Un enfant me disait en étalant des couleurs A l’atelier, je fais de l’amstrait

La mise en forme comme dépassement

Terre sur papier

En art thérapie, on favorise un décalage, un déplacement par rapport à soi. Sinon, la personne reste emprisonnée dans le récit de son angoisse et son angoisse alimente continuellement sa propre asphyxie (Antonin Artaud – L’ombilic des Limbes)

Il n’y a même  pas la nécessité que la souffrance soit reconnue ou dévoilée. L’ expression n’est pas un prolongement du vécu. On recherche plutôt une ouverture  où peut  se déployer  les qualités sensibles et imaginaires au service de la “forme” et non au service de soi dans un auto-engendrement souvent stérile.

Klein dit dans « de l’inconnu à l’inconnu » que l’art thérapie est une symbolisation énigmatique accompagnée.
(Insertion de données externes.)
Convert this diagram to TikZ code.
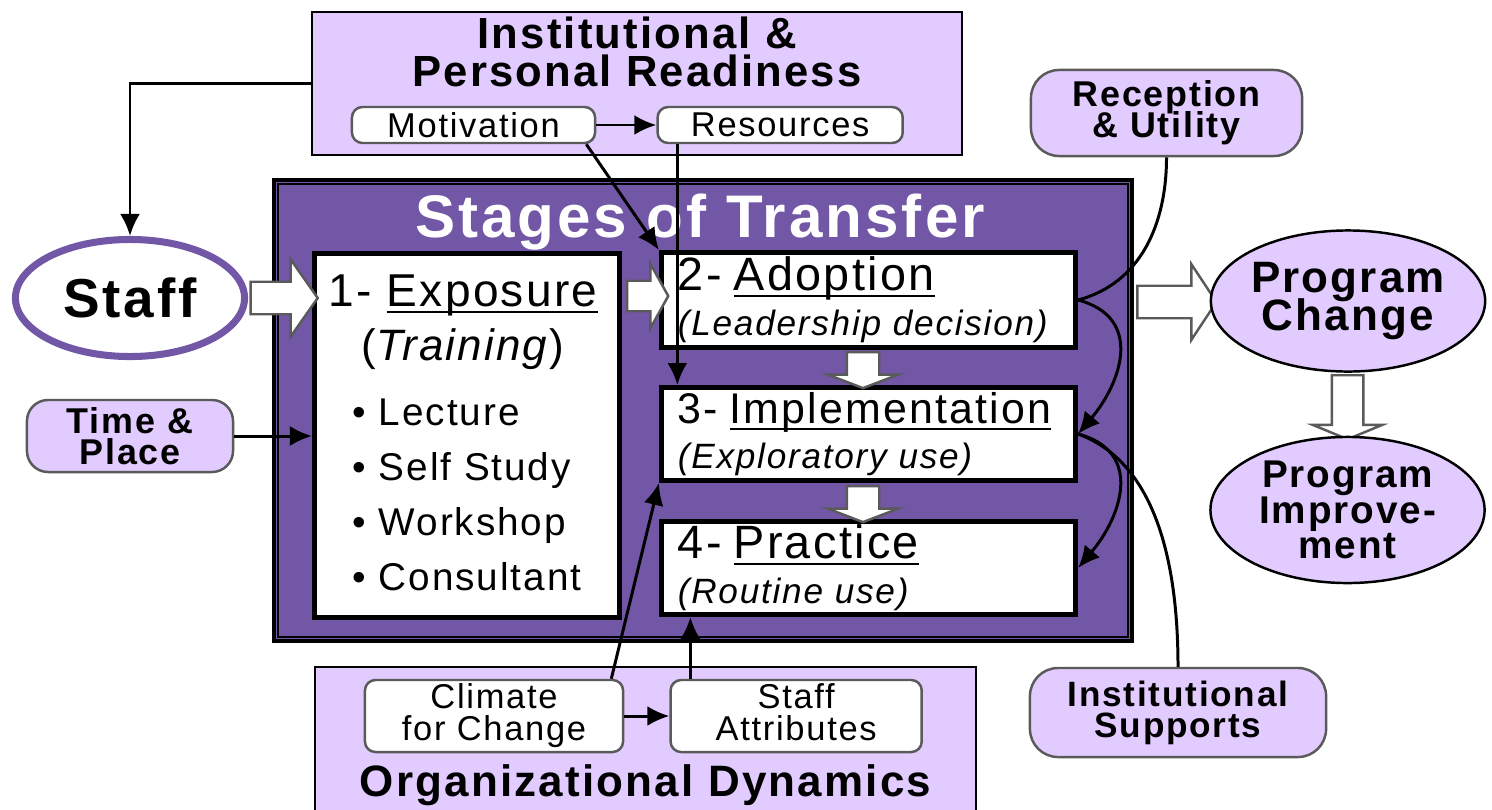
\documentclass[tikz,border=0pt]{standalone}
\usepackage{fontspec}
\setmainfont{Liberation Sans}[LetterSpace=5]
\usetikzlibrary{arrows.meta,positioning,calc,shapes.geometric,shapes.arrows}
\definecolor{stagepurple}{HTML}{7357A7}
\definecolor{lilac}{HTML}{E2CBFF}
\definecolor{rimgray}{HTML}{5A5A5A}
\lineskiplimit=-\maxdimen
% underline that sits just below the baseline
\newcommand{\ulword}[1]{\setbox0\hbox{#1}\rlap{\rule[-1.9pt]{\wd0}{0.6pt}}\box0}
\tikzset{
  panel/.style={
    draw=black,
    fill=lilac,
    line width=0.7pt,
    inner sep=0pt
  },
  tagbox/.style={
    rounded corners=3pt,
    draw=rimgray,
    fill=white,
    line width=0.7pt,
    inner sep=0pt,
    align=center,
    font=\fontsize{9.8}{9.1}\selectfont
  },
  factorbox/.style={
    rounded corners=6pt,
    draw=rimgray,
    fill=lilac,
    line width=0.7pt,
    inner sep=0pt,
    align=center,
    font=\bfseries\fontsize{10.2}{8.8}\selectfont
  },
  stagebox/.style={
    draw=black,
    fill=white,
    line width=1.4pt,
    inner sep=0pt
  },
  stagetext/.style={
    text width=3.81cm,
    inner xsep=0.165cm,
    align=left,
    font=\fontsize{10}{12.8}\selectfont
  },
  outcome/.style={
    ellipse,
    draw=black,
    fill=lilac,
    line width=0.7pt,
    inner sep=0pt,
    align=center
  },
  fatarrow/.style={
    single arrow,
    draw=rimgray,
    fill=white,
    line width=0.7pt,
    inner xsep=0pt,
    single arrow head indent=0pt
  },
  arrow/.style={
    -{Latex[length=2.2mm,width=2mm]},
    line width=0.85pt
  },
  link/.style={
    line width=0.85pt
  }
}

\begin{document}
\begin{tikzpicture}[x=0.01cm, y=0.01cm]
\useasboundingbox (0,0) rectangle (1492,-809);

% readiness panel on top
\node[panel, minimum width=6.5cm, minimum height=1.43cm] (ready) at (637,-83.5) {};
\node[font=\bfseries\fontsize{12.4}{11}\selectfont, align=center] (readytitle) at (637,-52) {Institutional \&\\Personal Readiness};
\node[tagbox, minimum width=2.43cm, minimum height=0.36cm] (motiv) at (473.5,-125) {Motivation};
\node[tagbox, minimum width=2.45cm, minimum height=0.36cm, right=0.6cm of motiv] (resrc) {Resources};

% organizational panel at the bottom
\node[panel, minimum width=6.61cm, minimum height=1.48cm] (orgdyn) at (645.5,-741) {};
\node[tagbox, minimum width=2.58cm, minimum height=0.72cm] (climate) at (494,-716) {Climate\\for Change};
\node[tagbox, minimum width=2.51cm, minimum height=0.72cm, right=0.45cm of climate] (attrib) {Staff\\Attributes\vphantom{g}};
\node[font=\bfseries\fontsize{12.5}{14}\selectfont] (orgtitle) at (645.5,-785) {Organizational Dynamics};

% stages frame
\node[draw=black, fill=stagepurple, line width=1.1pt, minimum width=8.58cm, minimum height=4.61cm, inner sep=0pt] (stages) at (703,-410.5) {};
\draw[line width=0.45pt] ($(stages.north west)+(6,-6)$) rectangle ($(stages.south east)+(-6,6)$);
\node[text=white, font=\bfseries\fontsize{17.1}{18}\selectfont, anchor=base] (stagetitle) at (700,-237) {Stages of Transfer};

% the four stages
\node[stagebox, minimum width=3.05cm, minimum height=3.64cm] (expo) at (467,-435.5) {};
\node[font=\fontsize{12.5}{15.4}\selectfont, align=center] (expotitle) at (463,-322) {{\fontsize{13.1}{15.4}\selectfont 1- \ulword{Exposure}}\\(\textit{Training})};
\node[anchor=west, inner sep=0pt, align=left, font=\fontsize{11}{15.6}\selectfont] (methods) at (352,-495) {\textbullet\ Lecture\\\textbullet\ Self Study\\\textbullet\ Workshop\\\textbullet\ Consultant};

\node[stagebox, stagetext, minimum width=4.14cm, minimum height=0.95cm] (adopt) at (868.5,-300) {{\fontsize{13.3}{12.8}\selectfont 2- \ulword{Adoption}}\\{\itshape (Leadership decision)}};
\node[stagebox, stagetext, minimum width=4.14cm, minimum height=0.93cm, below=0.35cm of adopt] (impl) {{\fontsize{12.2}{12.8}\selectfont 3- \ulword{Implementation}}\\{\itshape (Exploratory use)}};
\node[stagebox, stagetext, minimum width=4.14cm, minimum height=0.93cm, below=0.36cm of impl] (practice) {{\fontsize{13.3}{12.8}\selectfont 4- \ulword{Practice}}\\{\itshape (Routine use)}};

% block arrows
\node[fatarrow, inner ysep=0.15cm, minimum height=0.67cm, minimum width=0.75cm, single arrow head extend=0.225cm, single arrow tip angle=110] (stafftoexpo) at (278.5,-298) {};
\node[fatarrow, inner ysep=0.14cm, minimum height=0.41cm, minimum width=0.62cm, single arrow head extend=0.17cm, single arrow tip angle=122] (expotoadopt) at (643.5,-296) {};
\node[fatarrow, inner ysep=0.15cm, minimum height=0.36cm, minimum width=0.68cm, single arrow head extend=0.19cm, single arrow tip angle=138, rotate=-90] (adopttoimpl) at (863,-367) {};
\node[fatarrow, inner ysep=0.15cm, minimum height=0.36cm, minimum width=0.68cm, single arrow head extend=0.19cm, single arrow tip angle=138, rotate=-90] (impltoprac) at (863,-501) {};
\node[fatarrow, inner ysep=0.15cm, minimum height=0.79cm, minimum width=0.73cm, single arrow head extend=0.215cm, single arrow tip angle=113] (stagestochange) at (1171.5,-302) {};
\node[fatarrow, inner ysep=0.145cm, minimum height=0.64cm, minimum width=0.67cm, single arrow head extend=0.19cm, single arrow tip angle=135, rotate=-90] (changetoimprove) at (1347.5,-404) {};

% outside factors and outcomes
\node[ellipse, draw=stagepurple, fill=white, line width=2pt, minimum width=2.29cm, minimum height=1.17cm, inner sep=0pt, font=\bfseries\fontsize{15.6}{18}\selectfont] (staff) at (130,-298) {Staff};
\node[factorbox, minimum width=2.06cm, minimum height=0.72cm] (timeplace) at (130,-436) {Time \&\\Place};
\node[factorbox, rounded corners=8pt, minimum width=2.71cm, minimum height=0.86cm] (recep) at (1166.5,-113) {Reception\\\& Utility};
\node[factorbox, rounded corners=8pt, minimum width=2.96cm, minimum height=0.89cm, font=\bfseries\fontsize{10}{8.8}\selectfont] (supports) at (1178,-712.5) {Institutional\\Supports};
\node[outcome, minimum width=2.71cm, minimum height=1.41cm, font=\bfseries\fontsize{12.5}{11}\selectfont] (change) at (1348,-301) {Program\\Change};
\node[outcome, minimum width=2.74cm, minimum height=1.46cm, font=\bfseries\fontsize{11}{10}\selectfont] (improve) at (1347.5,-510) {Program\\Improve-\\ment};

% connectors
\coordinate (resfoot) at ([xshift=0.21cm]resrc.south west);
\coordinate (attrtop) at ([xshift=0.21cm]attrib.north west);
\draw[arrow] (ready.west) -- (ready.west -| staff.north) -- (staff.north);
\draw[arrow] (motiv) -- (resrc);
\draw[arrow] ([xshift=-0.1cm]motiv.south east) -- (adopt.north west);
\draw[arrow] (resfoot) -- (resfoot |- impl.north);
\draw[arrow] (timeplace.east) -- (timeplace.east -| expo.west);
\draw[arrow] (climate) -- (attrib);
\draw[arrow] ([xshift=-0.13cm]climate.north east) -- (impl.south west);
\draw[arrow] (attrtop) -- (attrtop |- practice.south);
\draw[link] (recep.south) to[out=-90, in=15] (adopt.east);
\draw[arrow] (adopt.east) to[out=-15, in=50, looseness=1.3] (impl.east);
\draw[arrow] (impl.east) to[out=-15, in=50, looseness=1.3] (practice.east);
\draw[link] (supports.north) to[out=90, in=-20, looseness=0.9] (impl.east);
\end{tikzpicture}
\end{document}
Ce qui compte, plus que l’expression de la souffrance, c’est l’action de transformation même, le renversement de la matière éthérée de la vie psychique à la matière concrète (ici terre ou peinture) qui se met en forme à travers ses lois et ses limites. On propose  une expérience qui est à vivre dans le registre d’une matière qui nous impose ses lois propres. Tel un rayon lumineux qui se diffracte en passant du milieu aérien au milieu aquatique, on se soumet à des lois d’un autre milieu que le mental, les lois du tangible.
On se tourne vers ce qui se manifeste de vital et de naturel d’emblée mais qui n’a pas  trouvé jusque là, l’opportunité de se manifester ou d’être reconnue par la personne elle-même. Au lieu de s’occuper de ce qui entrave, de ce qui est difficile ou dépressif, on va naturellement du côté où se joue facilement le vital; on est appelé à rencontrer l’émergence de dimensions jusque là inconnues et qui s’imposent avec naturel.
L’énergie créatrice révèle alors des forces authentiques et profondes qui viennent perturber par contraste le scénario dépressif.

Les taoïstes parlent de nourrissement énergétique : rejoindre un processus naturel comme la plante croît. En déployant le potentiel vital entravé, on désenlise la vitalité , l’ être est décapé de toutes les obstructions et  rendu à son intensité primitive.
On accède à sa vie ouverte au renouvellement au lieu de stagner et de s’enliser. (F. Jullien Nourrir sa vie).

La rencontre avec la matière est l’évènement à laisser venir qui, fondamentalement, apaise. L’art thérapeute  crée des conditions pour que la personne puisse s’alléger, sans peur, de toute intention : rencontrer la matière sans “savoir” pour, ensuite, pouvoir se reconnaître ou se surprendre sujet de ce qui est arrivé sans l’avoir voulu ou cherché.

Ce n’est que cet espace d’utopie libéré par l’énergie créatrice qui peut nous aider à percevoir une mise en mouvement alors qu’on la considérait impossible. L’utopie étant une chose non encore réalisé dit Mouchkine !
Bachelard ” L’homme ne se trompe pas en s’exaltant, la poésie est un des destins de la parole ; nous touchons à une parole qui ne se borne pas à exprimer des idées ou des sensations mais qui tente d’avoir un avenir.”

Se taire et parler

Je suis souvent confrontée au silence soit à certains moments de la séance soit pendant toute la séance. Toute mon attention est alors tournée vers la perception de ce que le silence porte. Il ne s’agit pas bien sûr d’occuper artificiellement le silence par une parole censée porter la relation, dans une relation langagière obligée mais d’utiliser paradoxalement le silence comme langage souterrain, en étant attentive aux différentes qualités des silences : il y a des silences vides et stériles mais aussi des silences riches et conducteurs dans lesquels on peut s’installer et grâce auxquels un véritable échange peut exister.
Tout mon effort est justement de laisser le silence prendre sa place en acceptant le retrait nécessaire, en nourrissant ce silence de ma présence, en m’ajustant à une sensibilité qui devient atmosphérique et spatiale.
Le silence est comme une assise qui peut permettre alors l’élan de la parole.